Written exercise → Write out the material exactly, without any of its pictures.

Material →
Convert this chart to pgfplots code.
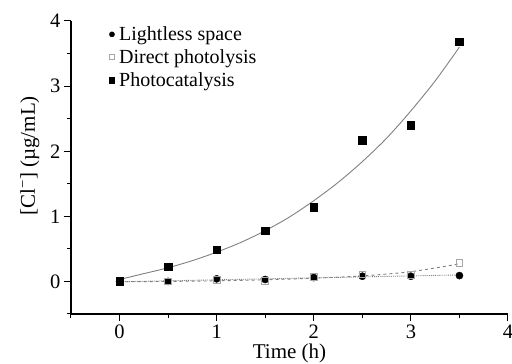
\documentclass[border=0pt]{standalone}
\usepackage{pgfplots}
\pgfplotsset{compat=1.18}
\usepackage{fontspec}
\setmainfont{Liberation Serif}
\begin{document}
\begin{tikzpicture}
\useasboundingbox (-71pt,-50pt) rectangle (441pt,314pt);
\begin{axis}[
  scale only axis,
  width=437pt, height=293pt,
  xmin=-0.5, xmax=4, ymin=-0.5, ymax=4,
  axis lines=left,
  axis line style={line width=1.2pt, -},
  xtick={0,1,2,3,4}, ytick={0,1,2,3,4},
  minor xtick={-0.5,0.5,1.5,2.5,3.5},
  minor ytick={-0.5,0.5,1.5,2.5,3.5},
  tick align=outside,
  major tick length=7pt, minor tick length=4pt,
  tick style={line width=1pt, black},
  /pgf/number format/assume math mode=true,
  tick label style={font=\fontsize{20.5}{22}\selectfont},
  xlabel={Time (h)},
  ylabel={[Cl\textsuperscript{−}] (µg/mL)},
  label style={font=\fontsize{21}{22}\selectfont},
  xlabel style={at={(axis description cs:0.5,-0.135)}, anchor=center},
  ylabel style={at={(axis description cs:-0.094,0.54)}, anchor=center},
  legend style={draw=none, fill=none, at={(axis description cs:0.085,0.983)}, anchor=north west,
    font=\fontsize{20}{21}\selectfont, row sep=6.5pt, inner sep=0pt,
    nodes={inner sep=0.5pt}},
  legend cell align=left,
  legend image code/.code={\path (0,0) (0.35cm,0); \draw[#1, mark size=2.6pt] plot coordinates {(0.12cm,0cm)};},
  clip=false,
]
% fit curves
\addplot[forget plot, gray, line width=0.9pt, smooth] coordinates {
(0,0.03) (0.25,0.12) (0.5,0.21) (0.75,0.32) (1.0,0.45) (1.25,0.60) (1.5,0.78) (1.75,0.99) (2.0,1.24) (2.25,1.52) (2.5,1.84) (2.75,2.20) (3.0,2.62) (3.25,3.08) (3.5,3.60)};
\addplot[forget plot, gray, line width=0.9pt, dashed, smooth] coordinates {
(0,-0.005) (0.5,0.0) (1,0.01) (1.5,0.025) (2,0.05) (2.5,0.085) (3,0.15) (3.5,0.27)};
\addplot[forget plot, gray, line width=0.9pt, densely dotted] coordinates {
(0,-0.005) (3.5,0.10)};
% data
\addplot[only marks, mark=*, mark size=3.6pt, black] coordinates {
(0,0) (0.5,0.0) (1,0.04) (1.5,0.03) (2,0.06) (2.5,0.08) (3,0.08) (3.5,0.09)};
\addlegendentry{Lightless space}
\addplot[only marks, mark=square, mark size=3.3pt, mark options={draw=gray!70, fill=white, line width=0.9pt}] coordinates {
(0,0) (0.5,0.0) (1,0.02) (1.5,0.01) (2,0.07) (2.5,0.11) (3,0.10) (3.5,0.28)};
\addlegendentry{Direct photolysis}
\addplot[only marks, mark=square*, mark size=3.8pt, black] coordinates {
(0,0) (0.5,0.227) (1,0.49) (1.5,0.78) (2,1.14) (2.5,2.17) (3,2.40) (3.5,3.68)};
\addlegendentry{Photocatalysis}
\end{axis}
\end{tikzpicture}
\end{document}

Output →
Convert this chart to pgfplots code.
\documentclass[border=0pt]{standalone}
\usepackage{pgfplots}
\pgfplotsset{compat=1.18}
\usepackage{fontspec}
\setmainfont{Liberation Serif}
\begin{document}
\begin{tikzpicture}
\useasboundingbox (-71pt,-50pt) rectangle (441pt,314pt);
\begin{axis}[
  scale only axis,
  width=437pt, height=293pt,
  xmin=-0.5, xmax=4, ymin=-0.5, ymax=4,
  axis lines=left,
  axis line style={line width=1.2pt, -},
  xtick={0,1,2,3,4}, ytick={0,1,2,3,4},
  minor xtick={-0.5,0.5,1.5,2.5,3.5},
  minor ytick={-0.5,0.5,1.5,2.5,3.5},
  tick align=outside,
  major tick length=7pt, minor tick length=4pt,
  tick style={line width=1pt, black},
  /pgf/number format/assume math mode=true,
  tick label style={font=\fontsize{20.5}{22}\selectfont},
  xlabel={Time (h)},
  ylabel={[Cl\textsuperscript{−}] (µg/mL)},
  label style={font=\fontsize{21}{22}\selectfont},
  xlabel style={at={(axis description cs:0.5,-0.135)}, anchor=center},
  ylabel style={at={(axis description cs:-0.094,0.54)}, anchor=center},
  legend style={draw=none, fill=none, at={(axis description cs:0.085,0.983)}, anchor=north west,
    font=\fontsize{20}{21}\selectfont, row sep=6.5pt, inner sep=0pt,
    nodes={inner sep=0.5pt}},
  legend cell align=left,
  legend image code/.code={\path (0,0) (0.35cm,0); \draw[#1, mark size=2.6pt] plot coordinates {(0.12cm,0cm)};},
  clip=false,
]
% fit curves
\addplot[forget plot, gray, line width=0.9pt, smooth] coordinates {
(0,0.03) (0.25,0.12) (0.5,0.21) (0.75,0.32) (1.0,0.45) (1.25,0.60) (1.5,0.78) (1.75,0.99) (2.0,1.24) (2.25,1.52) (2.5,1.84) (2.75,2.20) (3.0,2.62) (3.25,3.08) (3.5,3.60)};
\addplot[forget plot, gray, line width=0.9pt, dashed, smooth] coordinates {
(0,-0.005) (0.5,0.0) (1,0.01) (1.5,0.025) (2,0.05) (2.5,0.085) (3,0.15) (3.5,0.27)};
\addplot[forget plot, gray, line width=0.9pt, densely dotted] coordinates {
(0,-0.005) (3.5,0.10)};
% data
\addplot[only marks, mark=*, mark size=3.6pt, black] coordinates {
(0,0) (0.5,0.0) (1,0.04) (1.5,0.03) (2,0.06) (2.5,0.08) (3,0.08) (3.5,0.09)};
\addlegendentry{Lightless space}
\addplot[only marks, mark=square, mark size=3.3pt, mark options={draw=gray!70, fill=white, line width=0.9pt}] coordinates {
(0,0) (0.5,0.0) (1,0.02) (1.5,0.01) (2,0.07) (2.5,0.11) (3,0.10) (3.5,0.28)};
\addlegendentry{Direct photolysis}
\addplot[only marks, mark=square*, mark size=3.8pt, black] coordinates {
(0,0) (0.5,0.227) (1,0.49) (1.5,0.78) (2,1.14) (2.5,2.17) (3,2.40) (3.5,3.68)};
\addlegendentry{Photocatalysis}
\end{axis}
\end{tikzpicture}
\end{document}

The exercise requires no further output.